> _GIVEN INSTRUCTION_:
Among the lines of the listing below, retype exactly those from the one containing "Generate a Python" through the one containing "pad=8, labelsize=13, labelcolor=TEXT)", both included. Do not include pictures.

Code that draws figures
-------

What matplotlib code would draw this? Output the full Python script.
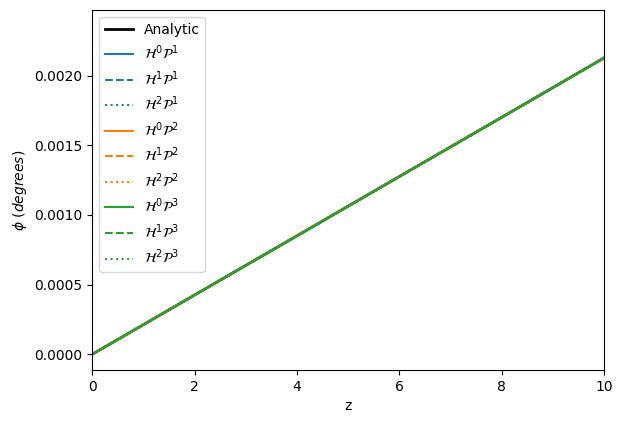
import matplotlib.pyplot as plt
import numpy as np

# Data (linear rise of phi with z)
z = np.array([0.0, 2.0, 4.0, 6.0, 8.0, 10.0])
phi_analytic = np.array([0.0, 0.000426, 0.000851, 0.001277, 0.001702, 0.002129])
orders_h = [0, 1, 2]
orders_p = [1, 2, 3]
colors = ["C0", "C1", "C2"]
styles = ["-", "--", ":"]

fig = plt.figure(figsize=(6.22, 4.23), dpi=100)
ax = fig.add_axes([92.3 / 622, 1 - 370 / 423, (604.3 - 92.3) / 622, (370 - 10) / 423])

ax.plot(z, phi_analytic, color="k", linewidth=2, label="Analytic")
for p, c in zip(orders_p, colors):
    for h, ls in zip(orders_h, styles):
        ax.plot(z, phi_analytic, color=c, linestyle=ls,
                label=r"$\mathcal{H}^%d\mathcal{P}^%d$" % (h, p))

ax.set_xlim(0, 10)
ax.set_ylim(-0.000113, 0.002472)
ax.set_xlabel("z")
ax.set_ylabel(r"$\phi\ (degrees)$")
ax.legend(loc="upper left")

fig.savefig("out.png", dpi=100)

-------

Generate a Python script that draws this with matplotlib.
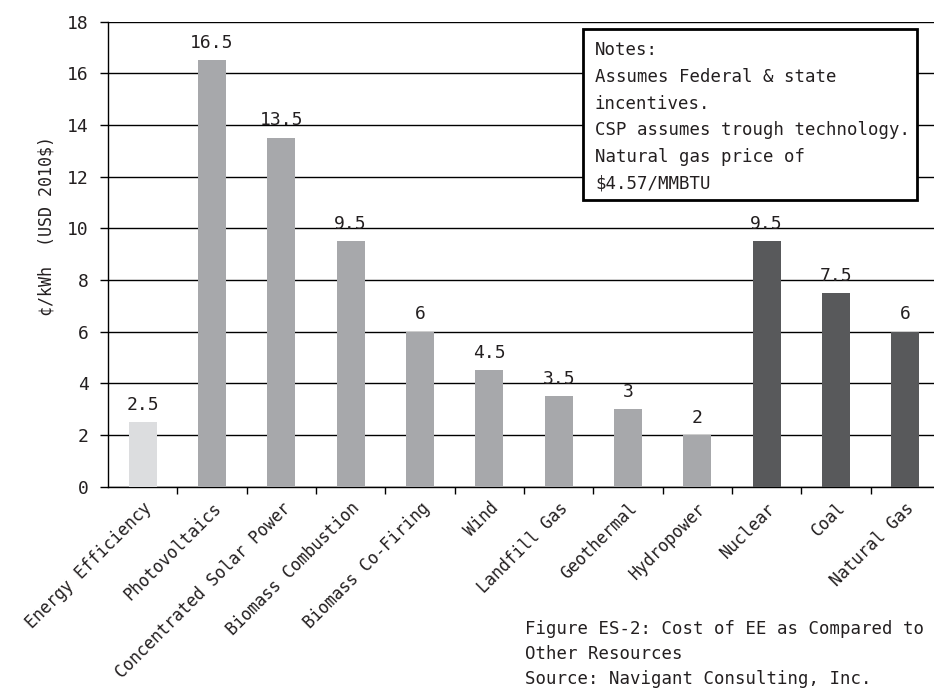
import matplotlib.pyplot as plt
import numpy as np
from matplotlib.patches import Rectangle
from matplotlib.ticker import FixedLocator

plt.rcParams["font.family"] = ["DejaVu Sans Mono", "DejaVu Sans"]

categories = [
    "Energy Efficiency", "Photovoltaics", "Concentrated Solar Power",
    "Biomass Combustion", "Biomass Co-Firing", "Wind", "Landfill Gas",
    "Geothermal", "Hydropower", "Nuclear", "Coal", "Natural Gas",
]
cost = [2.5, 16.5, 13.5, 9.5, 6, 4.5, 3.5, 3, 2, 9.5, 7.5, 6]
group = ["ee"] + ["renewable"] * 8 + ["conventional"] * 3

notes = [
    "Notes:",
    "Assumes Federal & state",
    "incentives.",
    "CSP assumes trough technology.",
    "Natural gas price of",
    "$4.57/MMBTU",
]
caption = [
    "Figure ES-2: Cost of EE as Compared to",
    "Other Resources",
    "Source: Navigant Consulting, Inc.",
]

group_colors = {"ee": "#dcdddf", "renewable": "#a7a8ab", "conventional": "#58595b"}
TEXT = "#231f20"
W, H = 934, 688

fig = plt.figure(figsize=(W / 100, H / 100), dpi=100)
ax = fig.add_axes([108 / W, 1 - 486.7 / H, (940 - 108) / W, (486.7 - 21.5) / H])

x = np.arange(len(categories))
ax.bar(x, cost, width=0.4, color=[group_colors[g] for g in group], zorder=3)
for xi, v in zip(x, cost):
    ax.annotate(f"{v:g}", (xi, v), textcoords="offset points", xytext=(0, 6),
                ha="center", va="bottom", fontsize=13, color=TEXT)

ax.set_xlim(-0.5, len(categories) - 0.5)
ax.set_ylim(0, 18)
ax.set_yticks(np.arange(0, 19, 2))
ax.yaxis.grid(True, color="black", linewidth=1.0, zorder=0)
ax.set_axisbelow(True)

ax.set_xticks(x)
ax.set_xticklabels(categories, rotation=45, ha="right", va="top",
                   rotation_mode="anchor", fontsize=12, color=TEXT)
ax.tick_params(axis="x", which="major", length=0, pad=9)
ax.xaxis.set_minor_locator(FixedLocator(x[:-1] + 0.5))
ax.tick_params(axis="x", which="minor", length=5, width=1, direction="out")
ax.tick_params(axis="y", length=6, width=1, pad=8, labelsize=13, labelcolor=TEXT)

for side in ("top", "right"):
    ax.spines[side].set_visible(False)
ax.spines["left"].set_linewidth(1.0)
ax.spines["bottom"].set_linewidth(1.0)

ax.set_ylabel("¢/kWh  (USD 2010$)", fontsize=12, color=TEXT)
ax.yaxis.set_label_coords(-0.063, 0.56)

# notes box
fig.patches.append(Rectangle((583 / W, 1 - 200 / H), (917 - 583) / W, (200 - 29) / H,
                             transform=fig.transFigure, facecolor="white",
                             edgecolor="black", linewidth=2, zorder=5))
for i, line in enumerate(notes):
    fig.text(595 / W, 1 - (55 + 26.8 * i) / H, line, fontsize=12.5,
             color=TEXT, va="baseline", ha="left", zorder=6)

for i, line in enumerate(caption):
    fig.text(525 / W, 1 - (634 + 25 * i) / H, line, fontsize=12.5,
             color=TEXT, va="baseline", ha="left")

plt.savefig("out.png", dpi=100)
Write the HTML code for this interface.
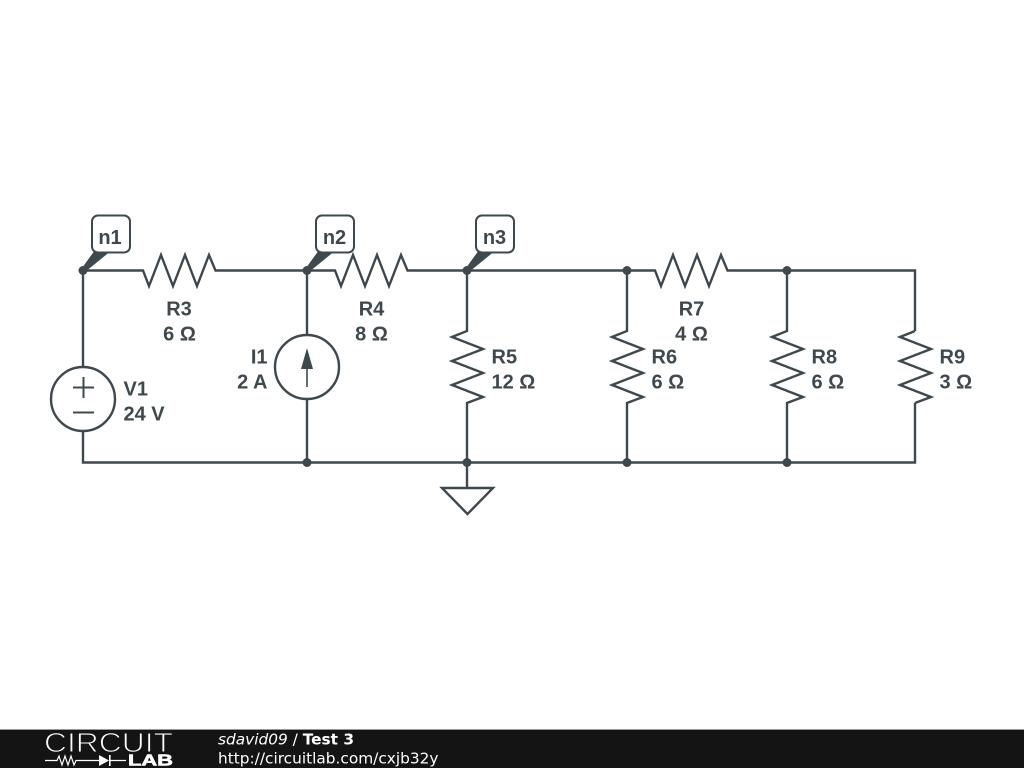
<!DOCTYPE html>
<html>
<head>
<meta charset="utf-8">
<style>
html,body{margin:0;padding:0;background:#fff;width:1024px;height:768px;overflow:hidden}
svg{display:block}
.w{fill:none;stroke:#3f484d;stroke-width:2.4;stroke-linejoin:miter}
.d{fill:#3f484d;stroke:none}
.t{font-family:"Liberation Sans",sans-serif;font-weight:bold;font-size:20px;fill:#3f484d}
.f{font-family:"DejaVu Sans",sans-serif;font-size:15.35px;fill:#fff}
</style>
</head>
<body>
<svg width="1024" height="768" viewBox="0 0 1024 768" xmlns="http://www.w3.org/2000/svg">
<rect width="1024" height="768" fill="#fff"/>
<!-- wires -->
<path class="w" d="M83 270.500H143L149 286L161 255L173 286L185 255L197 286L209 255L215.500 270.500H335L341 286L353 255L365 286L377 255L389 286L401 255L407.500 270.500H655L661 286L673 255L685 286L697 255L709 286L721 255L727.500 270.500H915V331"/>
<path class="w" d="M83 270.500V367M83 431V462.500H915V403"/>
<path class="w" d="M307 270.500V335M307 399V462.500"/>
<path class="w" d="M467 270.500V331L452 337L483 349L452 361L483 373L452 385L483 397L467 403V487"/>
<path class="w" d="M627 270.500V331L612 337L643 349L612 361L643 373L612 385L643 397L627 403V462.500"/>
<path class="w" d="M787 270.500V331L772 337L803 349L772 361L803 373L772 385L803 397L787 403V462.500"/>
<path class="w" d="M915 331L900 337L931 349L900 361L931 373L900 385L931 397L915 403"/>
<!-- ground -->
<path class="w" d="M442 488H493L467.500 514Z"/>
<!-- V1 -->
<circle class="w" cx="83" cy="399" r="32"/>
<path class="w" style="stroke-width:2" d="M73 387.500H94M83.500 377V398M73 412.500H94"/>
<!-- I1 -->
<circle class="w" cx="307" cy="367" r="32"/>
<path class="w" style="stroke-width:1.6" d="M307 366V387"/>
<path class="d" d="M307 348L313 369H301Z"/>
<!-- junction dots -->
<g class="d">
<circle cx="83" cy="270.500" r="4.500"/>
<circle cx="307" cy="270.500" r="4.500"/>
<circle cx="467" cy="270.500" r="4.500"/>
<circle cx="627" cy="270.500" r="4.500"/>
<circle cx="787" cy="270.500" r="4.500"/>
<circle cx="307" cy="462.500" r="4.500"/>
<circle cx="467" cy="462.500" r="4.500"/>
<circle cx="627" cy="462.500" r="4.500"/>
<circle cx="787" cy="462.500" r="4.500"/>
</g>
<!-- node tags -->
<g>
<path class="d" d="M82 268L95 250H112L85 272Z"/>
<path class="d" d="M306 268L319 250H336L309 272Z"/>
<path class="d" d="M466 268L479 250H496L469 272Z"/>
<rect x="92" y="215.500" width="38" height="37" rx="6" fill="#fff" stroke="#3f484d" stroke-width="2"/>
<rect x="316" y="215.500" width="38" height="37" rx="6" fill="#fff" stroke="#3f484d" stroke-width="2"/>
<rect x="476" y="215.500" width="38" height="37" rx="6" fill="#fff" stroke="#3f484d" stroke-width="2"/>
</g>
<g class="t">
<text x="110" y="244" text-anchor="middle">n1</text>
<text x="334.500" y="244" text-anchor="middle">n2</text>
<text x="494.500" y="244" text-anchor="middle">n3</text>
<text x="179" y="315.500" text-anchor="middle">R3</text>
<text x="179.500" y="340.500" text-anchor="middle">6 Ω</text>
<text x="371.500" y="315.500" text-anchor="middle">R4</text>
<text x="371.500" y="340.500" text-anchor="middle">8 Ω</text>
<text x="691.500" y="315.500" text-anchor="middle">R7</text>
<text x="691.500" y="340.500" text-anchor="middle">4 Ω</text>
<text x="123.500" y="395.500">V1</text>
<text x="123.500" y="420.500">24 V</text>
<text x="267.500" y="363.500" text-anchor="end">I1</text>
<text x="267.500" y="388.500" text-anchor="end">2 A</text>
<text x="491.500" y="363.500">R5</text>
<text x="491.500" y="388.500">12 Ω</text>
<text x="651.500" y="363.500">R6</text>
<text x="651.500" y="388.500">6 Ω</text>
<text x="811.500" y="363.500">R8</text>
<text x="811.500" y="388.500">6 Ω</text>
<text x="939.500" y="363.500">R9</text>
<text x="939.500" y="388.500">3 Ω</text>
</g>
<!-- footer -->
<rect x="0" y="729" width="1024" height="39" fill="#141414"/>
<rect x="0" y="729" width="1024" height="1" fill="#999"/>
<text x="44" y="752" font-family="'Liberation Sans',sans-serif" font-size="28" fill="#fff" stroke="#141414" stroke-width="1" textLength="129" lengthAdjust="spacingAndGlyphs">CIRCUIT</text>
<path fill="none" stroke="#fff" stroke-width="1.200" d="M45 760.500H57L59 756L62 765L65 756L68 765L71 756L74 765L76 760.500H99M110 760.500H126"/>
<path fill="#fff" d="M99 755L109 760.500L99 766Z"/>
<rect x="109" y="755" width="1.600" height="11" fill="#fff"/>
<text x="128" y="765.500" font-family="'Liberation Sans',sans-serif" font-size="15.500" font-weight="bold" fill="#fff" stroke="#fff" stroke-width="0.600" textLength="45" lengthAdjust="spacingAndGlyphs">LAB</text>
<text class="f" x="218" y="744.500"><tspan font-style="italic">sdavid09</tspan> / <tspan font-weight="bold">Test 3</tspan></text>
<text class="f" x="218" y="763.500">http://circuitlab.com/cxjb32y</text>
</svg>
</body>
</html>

-------

> _ANSWER TO THE TASK_:
Generate a Python script that draws this with matplotlib.
import matplotlib.pyplot as plt
import numpy as np
from matplotlib.patches import Rectangle
from matplotlib.ticker import FixedLocator

plt.rcParams["font.family"] = ["DejaVu Sans Mono", "DejaVu Sans"]

categories = [
    "Energy Efficiency", "Photovoltaics", "Concentrated Solar Power",
    "Biomass Combustion", "Biomass Co-Firing", "Wind", "Landfill Gas",
    "Geothermal", "Hydropower", "Nuclear", "Coal", "Natural Gas",
]
cost = [2.5, 16.5, 13.5, 9.5, 6, 4.5, 3.5, 3, 2, 9.5, 7.5, 6]
group = ["ee"] + ["renewable"] * 8 + ["conventional"] * 3

notes = [
    "Notes:",
    "Assumes Federal & state",
    "incentives.",
    "CSP assumes trough technology.",
    "Natural gas price of",
    "$4.57/MMBTU",
]
caption = [
    "Figure ES-2: Cost of EE as Compared to",
    "Other Resources",
    "Source: Navigant Consulting, Inc.",
]

group_colors = {"ee": "#dcdddf", "renewable": "#a7a8ab", "conventional": "#58595b"}
TEXT = "#231f20"
W, H = 934, 688

fig = plt.figure(figsize=(W / 100, H / 100), dpi=100)
ax = fig.add_axes([108 / W, 1 - 486.7 / H, (940 - 108) / W, (486.7 - 21.5) / H])

x = np.arange(len(categories))
ax.bar(x, cost, width=0.4, color=[group_colors[g] for g in group], zorder=3)
for xi, v in zip(x, cost):
    ax.annotate(f"{v:g}", (xi, v), textcoords="offset points", xytext=(0, 6),
                ha="center", va="bottom", fontsize=13, color=TEXT)

ax.set_xlim(-0.5, len(categories) - 0.5)
ax.set_ylim(0, 18)
ax.set_yticks(np.arange(0, 19, 2))
ax.yaxis.grid(True, color="black", linewidth=1.0, zorder=0)
ax.set_axisbelow(True)

ax.set_xticks(x)
ax.set_xticklabels(categories, rotation=45, ha="right", va="top",
                   rotation_mode="anchor", fontsize=12, color=TEXT)
ax.tick_params(axis="x", which="major", length=0, pad=9)
ax.xaxis.set_minor_locator(FixedLocator(x[:-1] + 0.5))
ax.tick_params(axis="x", which="minor", length=5, width=1, direction="out")
ax.tick_params(axis="y", length=6, width=1, pad=8, labelsize=13, labelcolor=TEXT)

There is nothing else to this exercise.